-- Data for processing start --

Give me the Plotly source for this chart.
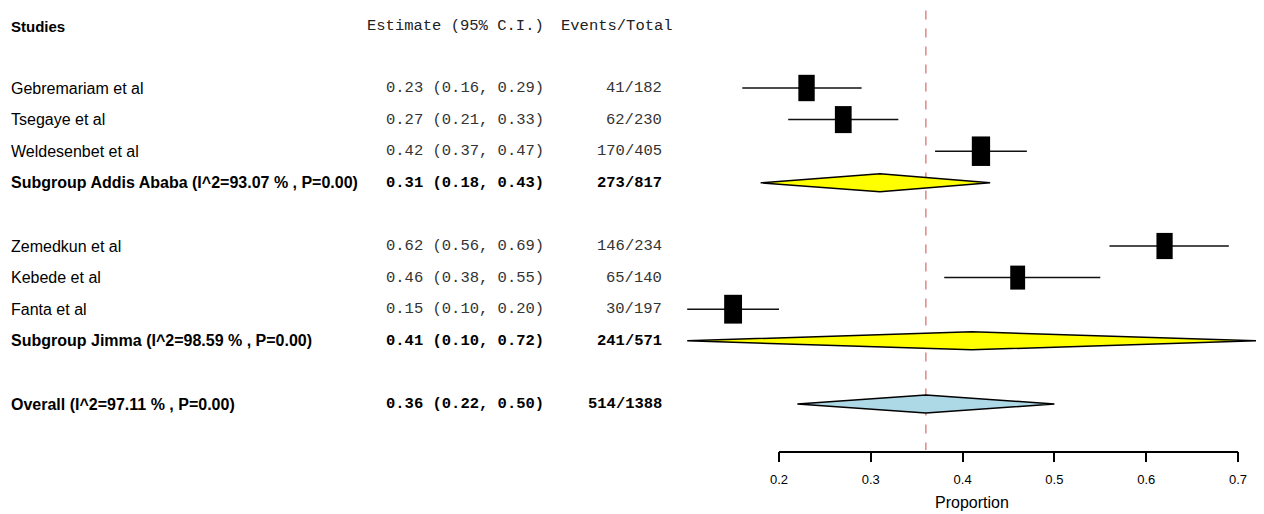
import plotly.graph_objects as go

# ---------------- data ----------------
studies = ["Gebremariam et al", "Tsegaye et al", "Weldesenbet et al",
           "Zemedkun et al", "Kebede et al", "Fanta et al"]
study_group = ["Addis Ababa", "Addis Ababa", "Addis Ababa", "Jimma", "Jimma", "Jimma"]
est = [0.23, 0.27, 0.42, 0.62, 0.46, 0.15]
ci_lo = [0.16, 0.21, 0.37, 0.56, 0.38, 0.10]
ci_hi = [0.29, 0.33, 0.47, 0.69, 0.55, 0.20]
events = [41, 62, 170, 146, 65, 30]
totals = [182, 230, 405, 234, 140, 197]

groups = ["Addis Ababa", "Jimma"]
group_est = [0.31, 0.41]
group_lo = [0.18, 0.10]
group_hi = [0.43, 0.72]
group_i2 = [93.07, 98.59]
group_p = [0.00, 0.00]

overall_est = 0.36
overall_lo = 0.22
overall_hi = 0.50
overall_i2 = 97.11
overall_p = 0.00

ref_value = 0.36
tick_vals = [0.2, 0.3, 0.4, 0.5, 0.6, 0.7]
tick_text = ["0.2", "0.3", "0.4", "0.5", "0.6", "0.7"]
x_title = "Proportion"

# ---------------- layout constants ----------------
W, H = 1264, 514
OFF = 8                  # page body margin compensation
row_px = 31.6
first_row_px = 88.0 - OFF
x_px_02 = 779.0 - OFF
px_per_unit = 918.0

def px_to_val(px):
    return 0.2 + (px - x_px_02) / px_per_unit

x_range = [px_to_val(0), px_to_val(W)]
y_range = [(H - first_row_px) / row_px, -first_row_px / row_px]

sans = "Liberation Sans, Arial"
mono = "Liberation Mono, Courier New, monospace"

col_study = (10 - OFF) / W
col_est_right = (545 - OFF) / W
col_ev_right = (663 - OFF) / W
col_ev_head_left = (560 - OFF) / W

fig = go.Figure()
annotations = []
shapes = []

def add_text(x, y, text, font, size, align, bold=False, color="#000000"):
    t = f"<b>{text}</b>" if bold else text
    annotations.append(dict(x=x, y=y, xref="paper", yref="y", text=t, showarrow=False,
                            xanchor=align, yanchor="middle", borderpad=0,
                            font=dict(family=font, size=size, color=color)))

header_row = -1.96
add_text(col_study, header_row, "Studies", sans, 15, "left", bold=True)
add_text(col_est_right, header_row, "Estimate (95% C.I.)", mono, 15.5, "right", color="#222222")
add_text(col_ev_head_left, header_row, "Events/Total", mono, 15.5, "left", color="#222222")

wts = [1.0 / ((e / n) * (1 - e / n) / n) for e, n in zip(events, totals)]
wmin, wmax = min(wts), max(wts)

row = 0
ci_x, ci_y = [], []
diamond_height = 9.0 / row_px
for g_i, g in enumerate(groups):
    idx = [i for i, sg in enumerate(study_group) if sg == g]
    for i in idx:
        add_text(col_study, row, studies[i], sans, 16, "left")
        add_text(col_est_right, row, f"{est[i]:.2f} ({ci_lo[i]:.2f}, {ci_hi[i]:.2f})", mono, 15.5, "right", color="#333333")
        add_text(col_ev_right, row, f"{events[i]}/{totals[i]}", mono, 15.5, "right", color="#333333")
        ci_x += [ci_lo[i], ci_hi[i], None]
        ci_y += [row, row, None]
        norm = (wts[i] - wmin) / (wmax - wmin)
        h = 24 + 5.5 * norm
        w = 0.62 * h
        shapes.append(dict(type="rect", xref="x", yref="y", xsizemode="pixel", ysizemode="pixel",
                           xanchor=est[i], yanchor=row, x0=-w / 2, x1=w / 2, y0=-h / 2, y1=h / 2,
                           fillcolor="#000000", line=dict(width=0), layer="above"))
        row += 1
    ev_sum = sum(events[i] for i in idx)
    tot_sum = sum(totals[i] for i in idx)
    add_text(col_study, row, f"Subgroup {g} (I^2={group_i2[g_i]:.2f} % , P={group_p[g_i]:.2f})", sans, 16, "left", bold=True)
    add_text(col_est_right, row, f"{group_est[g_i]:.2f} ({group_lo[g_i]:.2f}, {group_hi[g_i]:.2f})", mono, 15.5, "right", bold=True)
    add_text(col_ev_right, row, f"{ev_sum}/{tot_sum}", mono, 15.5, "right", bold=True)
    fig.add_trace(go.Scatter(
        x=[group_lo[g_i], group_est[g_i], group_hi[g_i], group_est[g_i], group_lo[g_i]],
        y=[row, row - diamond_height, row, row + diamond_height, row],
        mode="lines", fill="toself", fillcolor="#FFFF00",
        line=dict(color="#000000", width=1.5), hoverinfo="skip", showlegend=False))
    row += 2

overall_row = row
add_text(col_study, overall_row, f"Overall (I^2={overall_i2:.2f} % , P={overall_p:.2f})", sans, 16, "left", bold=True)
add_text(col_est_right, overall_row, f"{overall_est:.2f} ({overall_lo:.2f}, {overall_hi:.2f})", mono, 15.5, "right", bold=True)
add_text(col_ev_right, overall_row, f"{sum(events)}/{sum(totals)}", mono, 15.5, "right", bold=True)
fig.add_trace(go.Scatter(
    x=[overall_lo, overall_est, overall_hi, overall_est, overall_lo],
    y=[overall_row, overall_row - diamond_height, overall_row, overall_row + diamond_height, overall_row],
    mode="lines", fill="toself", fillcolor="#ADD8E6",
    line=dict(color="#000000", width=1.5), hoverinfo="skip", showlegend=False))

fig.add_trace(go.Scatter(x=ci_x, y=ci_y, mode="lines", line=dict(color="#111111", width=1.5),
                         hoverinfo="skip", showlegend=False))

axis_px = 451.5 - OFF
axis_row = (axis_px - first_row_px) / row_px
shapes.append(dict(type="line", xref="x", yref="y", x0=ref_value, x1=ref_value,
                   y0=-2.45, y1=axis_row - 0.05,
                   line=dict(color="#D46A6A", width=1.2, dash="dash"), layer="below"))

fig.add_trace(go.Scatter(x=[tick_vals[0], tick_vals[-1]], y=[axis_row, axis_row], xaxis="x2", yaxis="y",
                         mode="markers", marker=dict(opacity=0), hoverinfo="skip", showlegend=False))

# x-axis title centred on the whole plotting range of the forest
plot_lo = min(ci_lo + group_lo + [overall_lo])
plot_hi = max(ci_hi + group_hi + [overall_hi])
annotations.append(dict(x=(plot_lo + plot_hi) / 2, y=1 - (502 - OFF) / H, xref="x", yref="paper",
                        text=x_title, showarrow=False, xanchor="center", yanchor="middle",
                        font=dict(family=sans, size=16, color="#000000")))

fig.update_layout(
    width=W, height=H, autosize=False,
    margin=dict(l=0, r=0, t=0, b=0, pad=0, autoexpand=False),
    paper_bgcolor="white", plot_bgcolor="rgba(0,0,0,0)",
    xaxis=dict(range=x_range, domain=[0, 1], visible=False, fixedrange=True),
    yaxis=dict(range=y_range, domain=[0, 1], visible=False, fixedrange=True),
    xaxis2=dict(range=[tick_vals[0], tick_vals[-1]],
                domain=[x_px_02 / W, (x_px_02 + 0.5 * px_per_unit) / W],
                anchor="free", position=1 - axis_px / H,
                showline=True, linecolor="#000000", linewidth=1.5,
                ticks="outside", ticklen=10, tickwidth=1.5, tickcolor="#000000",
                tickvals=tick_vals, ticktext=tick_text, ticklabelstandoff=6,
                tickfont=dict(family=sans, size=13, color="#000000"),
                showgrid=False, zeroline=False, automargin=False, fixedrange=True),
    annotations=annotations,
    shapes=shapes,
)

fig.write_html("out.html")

-- Data for processing end --
-- Data for processing start --

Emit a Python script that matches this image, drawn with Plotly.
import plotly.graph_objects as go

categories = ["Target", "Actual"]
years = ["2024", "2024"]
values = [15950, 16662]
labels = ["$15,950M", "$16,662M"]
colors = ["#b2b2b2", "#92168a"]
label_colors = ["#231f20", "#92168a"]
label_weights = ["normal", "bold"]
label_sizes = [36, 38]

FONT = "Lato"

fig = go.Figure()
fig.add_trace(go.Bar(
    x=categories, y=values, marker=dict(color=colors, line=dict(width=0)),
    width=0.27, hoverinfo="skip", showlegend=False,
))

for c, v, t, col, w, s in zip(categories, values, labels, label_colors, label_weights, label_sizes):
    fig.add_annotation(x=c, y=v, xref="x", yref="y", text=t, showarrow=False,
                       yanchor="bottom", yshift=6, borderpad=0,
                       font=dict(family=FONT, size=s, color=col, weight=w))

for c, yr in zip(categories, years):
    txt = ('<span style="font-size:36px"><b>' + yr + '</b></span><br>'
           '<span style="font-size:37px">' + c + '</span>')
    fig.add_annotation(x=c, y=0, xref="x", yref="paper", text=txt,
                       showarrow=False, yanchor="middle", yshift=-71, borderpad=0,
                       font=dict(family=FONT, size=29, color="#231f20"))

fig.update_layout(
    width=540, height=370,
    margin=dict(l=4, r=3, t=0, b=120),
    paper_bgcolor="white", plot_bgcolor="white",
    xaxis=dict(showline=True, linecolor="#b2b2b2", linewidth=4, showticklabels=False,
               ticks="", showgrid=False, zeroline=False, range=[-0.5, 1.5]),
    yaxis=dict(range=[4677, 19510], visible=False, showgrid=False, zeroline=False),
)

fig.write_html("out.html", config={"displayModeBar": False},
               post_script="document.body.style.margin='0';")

-- Data for processing end --

**Required work**: From the records above, copy only the lines running from the line holding "Give me the Plotly source for this chart." through the line holding "shapes = []", with no pictures.

**Result**:
Give me the Plotly source for this chart.
import plotly.graph_objects as go

# ---------------- data ----------------
studies = ["Gebremariam et al", "Tsegaye et al", "Weldesenbet et al",
           "Zemedkun et al", "Kebede et al", "Fanta et al"]
study_group = ["Addis Ababa", "Addis Ababa", "Addis Ababa", "Jimma", "Jimma", "Jimma"]
est = [0.23, 0.27, 0.42, 0.62, 0.46, 0.15]
ci_lo = [0.16, 0.21, 0.37, 0.56, 0.38, 0.10]
ci_hi = [0.29, 0.33, 0.47, 0.69, 0.55, 0.20]
events = [41, 62, 170, 146, 65, 30]
totals = [182, 230, 405, 234, 140, 197]

groups = ["Addis Ababa", "Jimma"]
group_est = [0.31, 0.41]
group_lo = [0.18, 0.10]
group_hi = [0.43, 0.72]
group_i2 = [93.07, 98.59]
group_p = [0.00, 0.00]

overall_est = 0.36
overall_lo = 0.22
overall_hi = 0.50
overall_i2 = 97.11
overall_p = 0.00

ref_value = 0.36
tick_vals = [0.2, 0.3, 0.4, 0.5, 0.6, 0.7]
tick_text = ["0.2", "0.3", "0.4", "0.5", "0.6", "0.7"]
x_title = "Proportion"

# ---------------- layout constants ----------------
W, H = 1264, 514
OFF = 8                  # page body margin compensation
row_px = 31.6
first_row_px = 88.0 - OFF
x_px_02 = 779.0 - OFF
px_per_unit = 918.0

def px_to_val(px):
    return 0.2 + (px - x_px_02) / px_per_unit

x_range = [px_to_val(0), px_to_val(W)]
y_range = [(H - first_row_px) / row_px, -first_row_px / row_px]

sans = "Liberation Sans, Arial"
mono = "Liberation Mono, Courier New, monospace"

col_study = (10 - OFF) / W
col_est_right = (545 - OFF) / W
col_ev_right = (663 - OFF) / W
col_ev_head_left = (560 - OFF) / W

fig = go.Figure()
annotations = []
shapes = []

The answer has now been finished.